The seedlings had wilted until there was almost no hope for them, stems and leaves faded to sickly yellows and browns, with only a few streaks of green amongst the healthier ones. Merlin knew how long they had been sitting in the sun untended, with only rain for water. Still, Neville fussed over them tenderly, pouring just a little water into the bone-dry soil, trying to coax life back into them with the gentlest of magic touches.

His father watched him quizzically, seeming quite unable to work out what his son was doing. "Dead?" he queried finally, his eyes following Neville's hands.

"Not quite." Neville looked up, smiling a little again. Any attempt at communication was to be considered a good one. Perhaps bringing them out into the garden hadn't been such a bad idea after all. "They still have some green here and there, you see? They might die, but they could live." And he would fight for that second option, without being able to ever put into words why it was so important that he should do so. Life had to fight for life, however faint hope might seem sometimes, whether that life was an eleven year old pupil or a dying seedling.

"They'll come back?" Still that confused look as he watched Neville care for the seedlings, ensuring that each one had water and a space in the sun.

"If I can help it, they'll come back." For a moment Neville met his father's eyes, and understood suddenly what sort of plants his parents would have been.

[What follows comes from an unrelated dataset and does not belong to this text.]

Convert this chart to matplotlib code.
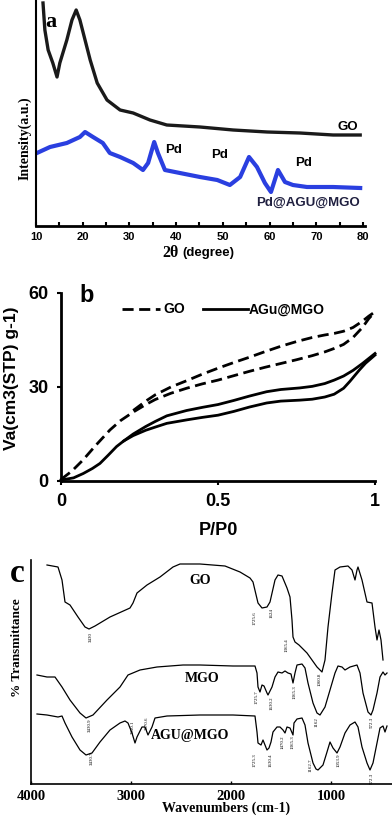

Struggling ones, left to cope in harsh conditions that nothing should be able to survive, with only these brief flashes of understanding like the faint streaks of green to suggest that there was anything left at all of what they once had been.

His throat tightened for a second. But life fought for life, and sometimes given sufficient time, love and attention, plants like these could come back from the brink. They would come back.

"You'll come back too," he vowed softly, tending the seedlings with renewed vigour, as though helping one could save the other. "I promise, Dad."

But his father had gone again, back into his own little world, and as his mother started to rock and hum to herself distractedly, her fingers plucking at her skirt, Neville knew it was time to go back inside. Keeping the visits too long only got them over-excited and upset.

"Come on then," he said, making sure that this time the seedlings were in a safe position before he stood up. He'd come back to water them, ask one of the nurses to keep an eye on them maybe. Most of them knew him well enough by now – he'd been visiting long enough. "Time to go in."

He guided them deftly, and was not surprised when, on reaching their rooms his mother turned to press something urgently into his hands. Another Blowing Gum wrapper, he guessed. He'd had a collection for years now, safely stashed away from his gran. When old sweet wrappers were all you received from your mother, even they could be priceless treasures.

"Thank you," he said sincerely, opening his hands to look at it – and pausing in sudden surprise. Not a gum wrapper at all, but a bulb; brown, hard and to all appearances, dead. She must have picked it up in the garden when he hadn't been looking. Ornithogalum umbellatum if he was any judge.

A bulb which appeared completely dead but, if given sufficient care and attention, could sprout and grow into as healthy a plant as it had ever been. Even after years sometimes. It was amazing how long bulbs could last like that.

She was beaming at him, delighted by his surprise. Most likely she had no idea what it was, but gave it as happily and randomly as the gum wrappers. Most likely, there was no meaning at all behind the gift, no words spoken in the language of the flowers just for him and he should try not to put too much thought into it.

But there was hope. As he thanked her, and kissed her good bye, Neville knew that.

As long as life fought for life, there would always be hope.